Anyway, here’s a poem I read this morning that inspired this thought bubble -
Variation on a Theme by Elizabeth Bishop
by John Murillo
Start with loss. Lose everything. Then lose it all again.
Lose a good woman on a bad day. Find a better woman,
then lose five friends chasing her. Learn to lose as if
your life depended on it. Learn that your life depends on it.
Learn it like karate, like riding a bike. Learn it, master it.
Lose money, lose time, lose your natural mind.
Get left behind, then learn to leave others. Lose and
lose again. Measure a father’s coffin against a cousin’s
crashing T-cells. Kiss your sister through prison glass.
Know why your woman’s not answering her phone.
Lose sleep. Lose religion. Lose your wallet in El Segundo.

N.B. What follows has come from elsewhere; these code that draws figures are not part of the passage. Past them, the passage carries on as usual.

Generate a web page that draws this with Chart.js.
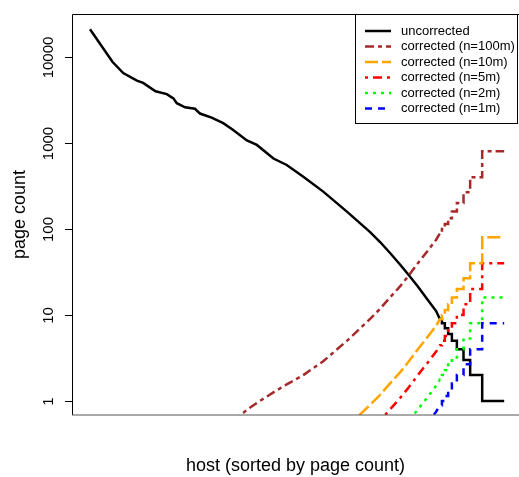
<!DOCTYPE html>
<html>
<head>
<meta charset="utf-8">
<script src="https://cdn.jsdelivr.net/npm/chart.js@4.4.1/dist/chart.umd.min.js"></script>
<style>
  body { margin: 0; background: #fff; }
  #wrap { width: 519px; height: 477px; }
</style>
</head>
<body>
<div id="wrap"><canvas id="hostChart" width="519" height="477"></canvas></div>
<script>
// host rank (percent of hosts, sorted by page count)
const hostRank = [0, 5.4, 8.0, 11.3, 12.8, 15.8, 18.5, 20.1, 20.9, 22.9, 25.3, 26.5, 29.3, 32.1, 34.5, 37.8,
    40.2, 44.2, 47.4, 51.4, 56.2, 61.9, 67.5, 69.9, 72.3, 74.7, 76.6, 79.0, 81.4, 83.4, 84.3,
    84.8, 84.8, 85.5, 85.5, 86.3, 86.3, 87.2, 87.2, 88.4, 88.4, 90.0, 90.0, 91.6, 91.6, 94.5, 94.5, 99.8];

const uncorrected = [21000, 8800, 6500, 5300, 5000, 4000, 3700, 3300, 2900, 2600, 2500, 2200, 1970, 1700, 1420, 1070,
    950, 660, 555, 406, 272, 159, 92, 70.6, 52.6, 38.7, 30, 21.4, 14.9, 11.1, 9,
    9, 8, 8, 7, 7, 6, 6, 5, 5, 4, 4, 3, 3, 2, 2, 1, 1];

// corrected curves (null = below the visible range)
const corrected100m = [null, null, null, null, null, null, null, null, null, null, null, null, null, null,
    0.58, 0.79, 0.95, 1.26, 1.56, 2.0, 2.9, 5.0, 9.0, 11.8, 16, 21.5, 28, 40, 56, 75, 89,
    89, 100, 100, 114, 114, 133, 133, 160, 160, 200, 200, 267, 267, 400, 400, 800, 800];
const corrected10m = [null, null, null, null, null, null, null, null, null, null, null, null, null, null,
    null, null, null, null, null, null, null,
    0.5, 0.9, 1.18, 1.6, 2.15, 2.8, 4.0, 5.6, 7.5, 8.9,
    8.9, 10, 10, 11.4, 11.4, 13.3, 13.3, 16, 16, 20, 20, 26.7, 26.7, 40, 40, 80, 80];
const corrected5m = [null, null, null, null, null, null, null, null, null, null, null, null, null, null,
    null, null, null, null, null, null, null, null,
    0.45, 0.59, 0.8, 1.08, 1.4, 2.0, 2.8, 3.75, 4.45,
    4.45, 5, 5, 5.7, 5.7, 6.65, 6.65, 8, 8, 10, 10, 13.3, 13.3, 20, 20, 40, 40];
const corrected2m = [null, null, null, null, null, null, null, null, null, null, null, null, null, null,
    null, null, null, null, null, null, null, null, null, null, null,
    0.43, 0.56, 0.8, 1.12, 1.5, 1.78,
    1.78, 2, 2, 2.28, 2.28, 2.66, 2.66, 3.2, 3.2, 4, 4, 5.33, 5.33, 8, 8, 16, 16];
const corrected1m = [null, null, null, null, null, null, null, null, null, null, null, null, null, null,
    null, null, null, null, null, null, null, null, null, null, null, null, null,
    0.4, 0.56, 0.75, 0.89,
    0.89, 1, 1, 1.14, 1.14, 1.33, 1.33, 1.6, 1.6, 2, 2, 2.67, 2.67, 4, 4, 8, 8];

const seriesLabels = ['uncorrected', 'corrected (n=100m)', 'corrected (n=10m)',
    'corrected (n=5m)', 'corrected (n=2m)', 'corrected (n=1m)'];
const yTicks = [1, 10, 100, 1000, 10000];

const FONT = '"Liberation Sans", Arial, Helvetica, sans-serif';

function toPoints(values) {
    return hostRank.map((x, i) => ({ x: x, y: values[i] }));
}

const styles = [
    { color: '#000000', dash: [] },
    { color: '#A52A2A', dash: [9, 4, 4, 4] },
    { color: '#FFA500', dash: [13, 4] },
    { color: '#FF0000', dash: [3, 5, 9, 5] },
    { color: '#00FF00', dash: [3, 5] },
    { color: '#0000FF', dash: [7, 6] }
];
const seriesValues = [uncorrected, corrected100m, corrected10m, corrected5m, corrected2m, corrected1m];

const datasets = seriesValues.map((vals, i) => ({
    label: seriesLabels[i],
    data: toPoints(vals),
    borderColor: styles[i].color,
    borderDash: styles[i].dash,
    borderWidth: 2.5,
    pointRadius: 0,
    tension: 0,
    fill: false,
    clip: 0,
    order: i === 0 ? 10 : i
}));

// frame, axis ticks, titles and legend drawn R-style
const frameAndText = {
    id: 'frameAndText',
    afterDraw(chart) {
        const ctx = chart.ctx;
        const area = chart.chartArea;
        const yScale = chart.scales.y;
        ctx.save();

        // box
        ctx.strokeStyle = '#000';
        ctx.lineWidth = 1;
        ctx.beginPath();
        ctx.moveTo(area.left + 0.5, area.bottom);
        ctx.lineTo(area.left + 0.5, area.top + 0.5);
        ctx.lineTo(area.right, area.top + 0.5);
        ctx.stroke();
        ctx.strokeStyle = '#555';
        ctx.beginPath();
        ctx.moveTo(area.left, area.bottom);
        ctx.lineTo(area.right, area.bottom);
        ctx.stroke();

        // y ticks + rotated labels
        ctx.strokeStyle = '#000';
        ctx.fillStyle = '#000';
        ctx.font = '15px ' + FONT;
        ctx.textAlign = 'center';
        ctx.textBaseline = 'middle';
        yTicks.forEach(v => {
            const py = Math.round(yScale.getPixelForValue(v)) + 0.5;
            ctx.beginPath();
            ctx.moveTo(area.left - 7, py);
            ctx.lineTo(area.left, py);
            ctx.stroke();
            ctx.save();
            ctx.translate(49, py);
            ctx.rotate(-Math.PI / 2);
            ctx.fillText(String(v), 0, 0);
            ctx.restore();
        });

        // axis titles
        ctx.font = '18px ' + FONT;
        ctx.save();
        ctx.translate(20, (area.top + area.bottom) / 2);
        ctx.rotate(-Math.PI / 2);
        ctx.fillText('page count', 0, 0);
        ctx.restore();
        ctx.fillText('host (sorted by page count)', (area.left + area.right) / 2, 466);

        // legend
        const lx = 355, ly = 14, lw = 162, lh = 109;
        ctx.fillStyle = '#fff';
        ctx.fillRect(lx, ly, lw, lh);
        ctx.strokeStyle = '#000';
        ctx.strokeRect(lx + 0.5, ly + 0.5, lw, lh);
        ctx.font = '13px ' + FONT;
        ctx.textAlign = 'left';
        chart.data.datasets.forEach((ds, i) => {
            const ry = 31 + i * 15.5;
            ctx.strokeStyle = ds.borderColor;
            ctx.lineWidth = 2.5;
            ctx.setLineDash(ds.borderDash);
            ctx.beginPath();
            ctx.moveTo(365, ry);
            ctx.lineTo(391, ry);
            ctx.stroke();
            ctx.setLineDash([]);
            ctx.fillStyle = '#000';
            ctx.fillText(ds.label, 401, ry);
        });
        ctx.restore();
    }
};

const ctx = document.getElementById('hostChart').getContext('2d');
const hostChart = new Chart(ctx, {
    type: 'line',
    data: { datasets: datasets },
    options: {
        responsive: false,
        animation: false,
        layout: { padding: { left: 72, top: 14, right: 0, bottom: 62 } },
        plugins: {
            legend: { display: false },
            tooltip: { enabled: false }
        },
        scales: {
            x: {
                type: 'linear',
                display: false,
                min: -4.34,
                max: 103.37
            },
            y: {
                type: 'logarithmic',
                display: false,
                min: 0.687,
                max: 31623
            }
        }
    },
    plugins: [frameAndText]
});
</script>
</body>
</html>
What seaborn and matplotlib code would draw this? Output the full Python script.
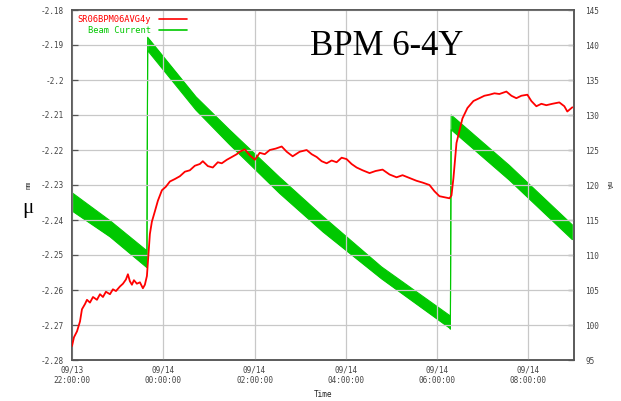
import numpy as np
import pandas as pd
import matplotlib
matplotlib.use("Agg")
import matplotlib.pyplot as plt
import matplotlib.dates as mdates
from matplotlib.lines import Line2D
from matplotlib.ticker import FuncFormatter
import seaborn as sns

# ---- data -------------------------------------------------------------
start = pd.Timestamp("2008-09-13 22:00:00")

# BPM vertical position (mm), minutes after 22:00
bpm_minutes = [0, 2.6, 6.6, 10.5, 13.1, 17.1, 19.7, 23.6, 27.6, 32.8, 36.8, 40.7,
               44.6, 49.9, 53.8, 57.8, 63.0, 67.0, 70.9, 73.5, 76.1, 78.8, 81.4,
               85.3, 89.3, 93.2, 95.8, 98.5, 99.8, 102.4, 105.0, 109.0, 112.9,
               118.2, 123.4, 128.7, 135.2, 141.8, 148.4, 154.9, 161.5, 168.1,
               172.0, 178.6, 185.1, 191.7, 196.9, 203.5, 210.1, 216.6, 220.6,
               227.1, 233.7, 240.3, 246.8, 253.4, 260.0, 267.8, 275.7, 282.3,
               290.1, 299.3, 308.5, 315.1, 321.7, 328.2, 334.8, 341.4, 347.9,
               354.5, 361.0, 367.6, 374.2, 382.1, 391.2, 399.1, 408.3, 417.5,
               426.7, 434.6, 443.8, 453.0, 460.8, 470.0, 476.6, 483.1, 489.7,
               496.3, 498.9, 501.5, 505.5, 509.4, 513.3, 519.9, 527.8, 535.6,
               542.2, 548.8, 555.4, 561.9, 571.1, 577.7, 584.2, 590.8, 598.7,
               603.9, 610.5, 617.1, 623.6, 631.5, 640.7, 647.3, 651.2, 657.8]
bpm_mm = [-2.2760, -2.2735, -2.2718, -2.2690, -2.2655, -2.2640, -2.2628, -2.2636,
          -2.2620, -2.2628, -2.2612, -2.2620, -2.2605, -2.2612, -2.2598, -2.2603,
          -2.2590, -2.2582, -2.2570, -2.2555, -2.2575, -2.2585, -2.2572, -2.2582,
          -2.2578, -2.2595, -2.2585, -2.2560, -2.2520, -2.2440, -2.2405, -2.2375,
          -2.2345, -2.2315, -2.2305, -2.2290, -2.2283, -2.2275, -2.2262, -2.2258,
          -2.2245, -2.2240, -2.2232, -2.2246, -2.2250, -2.2235, -2.2238, -2.2228,
          -2.2220, -2.2212, -2.2205, -2.2198, -2.2215, -2.2228, -2.2208, -2.2212,
          -2.2200, -2.2196, -2.2190, -2.2205, -2.2218, -2.2205, -2.2200, -2.2212,
          -2.2220, -2.2232, -2.2238, -2.2230, -2.2235, -2.2222, -2.2226, -2.2240,
          -2.2250, -2.2258, -2.2266, -2.2260, -2.2256, -2.2270, -2.2278, -2.2272,
          -2.2280, -2.2288, -2.2293, -2.2300, -2.2318, -2.2332, -2.2335, -2.2338,
          -2.2330, -2.2280, -2.2180, -2.2145, -2.2110, -2.2080, -2.2060, -2.2052,
          -2.2045, -2.2042, -2.2038, -2.2040, -2.2033, -2.2045, -2.2052, -2.2045,
          -2.2042, -2.2060, -2.2075, -2.2068, -2.2072, -2.2068, -2.2064, -2.2075,
          -2.2090, -2.2078]

# Beam current band (mA): upper and lower envelope, minutes after 22:00
beam_minutes = [0, 50, 98.5, 99.5, 163, 207, 273, 330, 407, 496, 497.5, 498.5, 575, 657.8]
beam_upper = [118.9, 114.9, 110.6, 141.1, 132.6, 127.9, 121.1, 115.5, 108.3, 101.4, 101.0, 130.0, 122.8, 114.3]
beam_lower = [116.3, 112.6, 108.2, 139.2, 130.7, 125.8, 118.8, 113.3, 106.6, 99.6, 99.4, 127.9, 120.7, 112.2]

left_ticks = [-2.18, -2.19, -2.2, -2.21, -2.22, -2.23, -2.24, -2.25, -2.26, -2.27, -2.28]
right_ticks = [95, 100, 105, 110, 115, 120, 125, 130, 135, 140, 145]

bpm_df = pd.DataFrame({"time": start + pd.to_timedelta(bpm_minutes, unit="min"),
                       "mm": bpm_mm})
beam_df = pd.DataFrame({"time": start + pd.to_timedelta(beam_minutes, unit="min"),
                        "upper": beam_upper, "lower": beam_lower})

# ---- styling ----------------------------------------------------------
sns.set_style("white")
plt.rcParams["font.family"] = ["DejaVu Sans Mono", "DejaVu Sans"]

RED = "#ff0000"
GREEN = "#00c800"
AXC = "#555555"
TXT = "#444444"

fig = plt.figure(figsize=(6.21, 4.01), dpi=100)
ax = fig.add_axes([72 / 621, 1 - 360 / 401, (574 - 72) / 621, 350 / 401])
ax2 = ax.twinx()

# beam current on the right axis
ax2.fill_between(beam_df["time"], beam_df["lower"], beam_df["upper"],
                 color=GREEN, linewidth=0, zorder=2)
sns.lineplot(data=beam_df, x="time", y="upper", ax=ax2, color=GREEN, lw=0.8,
             estimator=None, sort=False, zorder=3)
sns.lineplot(data=beam_df, x="time", y="lower", ax=ax2, color=GREEN, lw=0.8,
             estimator=None, sort=False, zorder=3)

# BPM position on the left axis
sns.lineplot(data=bpm_df, x="time", y="mm", ax=ax, color=RED, lw=1.3,
             estimator=None, sort=False, zorder=4)

# keep the red trace above the green band
ax.set_zorder(ax2.get_zorder() + 1)
ax.patch.set_visible(False)

xmin = start
xmax = start + pd.Timedelta(hours=11)
ax.set_xlim(xmin, xmax)
ax.set_ylim(-2.28, -2.18)
ax2.set_ylim(95, 145)

ax.set_yticks(left_ticks)
ax.yaxis.set_major_formatter(FuncFormatter(lambda v, p: f"{v:g}"))
ax2.set_yticks(right_ticks)

ax.xaxis.set_major_locator(mdates.HourLocator(byhour=range(0, 24, 2)))
ax.xaxis.set_minor_locator(mdates.HourLocator(byhour=range(1, 24, 2)))
ax.xaxis.set_major_formatter(mdates.DateFormatter("%m/%d\n%H:%M:%S"))

ax.grid(True, which="major", color="#c8c8c8", lw=0.9)
ax2.grid(False)

for a in (ax, ax2):
    for s in a.spines.values():
        s.set_color(AXC)
        s.set_linewidth(1.1)
    a.tick_params(which="both", direction="in", colors=AXC, labelcolor=TXT,
                  labelsize=5.6, length=4, width=0.9)
ax.tick_params(which="minor", length=3)
ax.tick_params(axis="x", pad=4)
ax.tick_params(axis="y", pad=6)
ax2.tick_params(axis="y", pad=8)
for lbl in ax.get_xticklabels():
    lbl.set_horizontalalignment("center")

ax.set_xlabel("Time", fontsize=5.6, color="#222222", labelpad=2)
ax.xaxis.set_label_coords(0.50, -0.085)
ax.set_ylabel("mm", fontsize=5, color=TXT, labelpad=4)
ax2.set_ylabel("mA", fontsize=5, color=TXT, rotation=-90, labelpad=6)
ax2.yaxis.set_label_coords(1.075, 0.5)
ax.yaxis.set_label_coords(-0.08, 0.5)

handles = [Line2D([], [], color=RED, lw=1.2), Line2D([], [], color=GREEN, lw=1.2)]
leg = ax.legend(handles, ["SR06BPM06AVG4y", "Beam Current"], loc="upper left",
                bbox_to_anchor=(0.0, 1.0), frameon=False, markerfirst=False,
                labelcolor=[RED, GREEN], prop={"family": "DejaVu Sans Mono", "size": 6.3},
                handlelength=3.2, handletextpad=0.9, borderaxespad=0.2,
                labelspacing=0.15)
for t in leg.get_texts():
    t.set_ha("right")

fig.text(0.500, 0.862, "BPM 6-4Y", fontsize=25, family="Liberation Serif", color="black")
fig.text(0.036, 0.470, "\u03bc", fontsize=15, family="Liberation Serif", color="black")

fig.savefig("out.png", dpi=100)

Open your window. Listen: the last slow notes
of a Donny Hathaway song. A child crying. Listen:
a drunk man is cussing out the moon. He sounds like
your dead uncle, who, before he left, lost a leg
to sugar. Shame. Learn what’s given can be taken;
what can be taken, will. This you can bet on without
losing. Sure as nightfall and an empty bed. Lose
and lose again. Lose until it’s second nature. Losing
farther, losing faster. Lean out your open window, listen:
the child is laughing now. No, it’s the drunk man again
in the street, losing his voice, suffering each invisible star.